Starting in 2022, the LHC will be upgraded to the High Luminosity-LHC, which will have a luminosity almost five times larger than the current luminosity. In order to cope with the higher radiation level and with the higher pile-up, the ATLAS experiment needs a complete replacement of the current tracking system with an all silicon detector, the Inner Tracker (ITk).
The ITk Strip Detector will consist of four barrel layers and six end-cap disks on each side. These building structures are populated with staves and petals, for barrel and end cap respectively. These local supports provide geometric stability, cooling performance and supply of electrical connections to and from the 2 modules.

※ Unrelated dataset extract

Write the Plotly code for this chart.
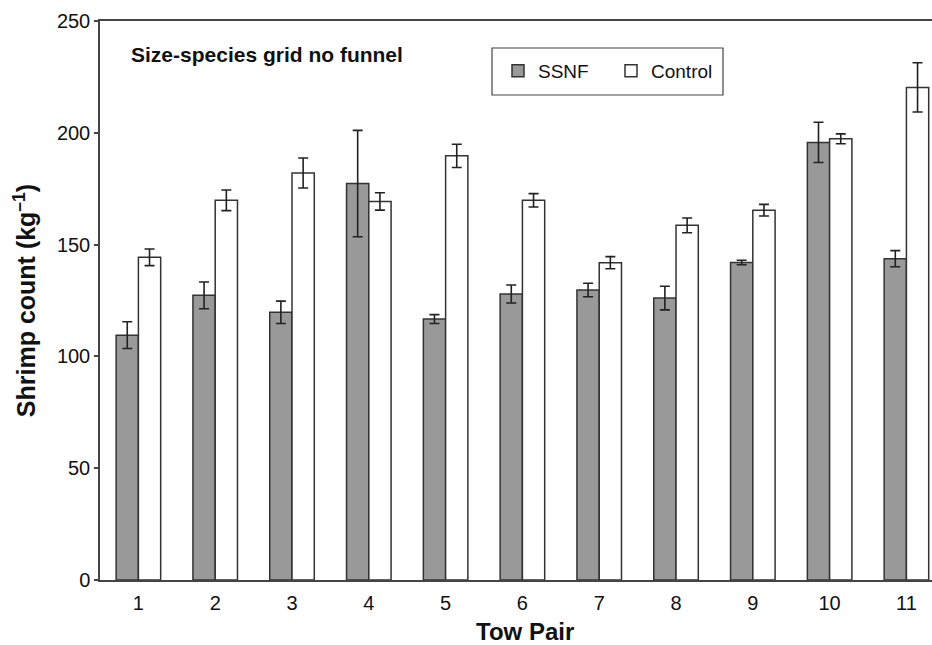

A module represents the basic detection unit of the detector. It consists of a ~ 10 x 10 cm n-in-p silicon microstrip sensor fabricated in a float-zone (FZ) substrate, with its associated power, control and readout electronics directly glued on top of it.
The detector simulation has always gone in parallel with the development of silicon detectors. It allows to improve the understanding of the detector performance and design optimization. Allpix Squared has a crucial role in this and its main use has been as a benchmark for test beam results.
Several simulations have been performed to evaluate the behavior of un-irradiated models. In order to do it, Synopsis Centaurus TCAD models of the electric field have been integrated in the framework. These Allpix Squared simulations have been compared with test beam data, giving useful insight on the behavior of the modules. The simulated hits have also been processed with the EUTelescope framework to perform the same analysis chain as test beam data. The comparison between both data sets is discussed. Moreover, the end-cap sensors implement radial strips (i.e. pointing to the beam-axis) in order to give a measurement of the rφ coordinate. As a result, these sensors have a wedge shape with curved edges.
Some changes to the framework were needed to process hits using a radial coordinate system as the measurement frame is orientated differently to local frame. Such modifications are discussed and preliminary results obtained in this way are presented. Finally, simulations of irradiated modules are crucial for a full understanding of their performance
and for future digitization models. The plan for simulating irradiated devices for the ITk Strip are discussed in this presentation, as well as some preliminary results.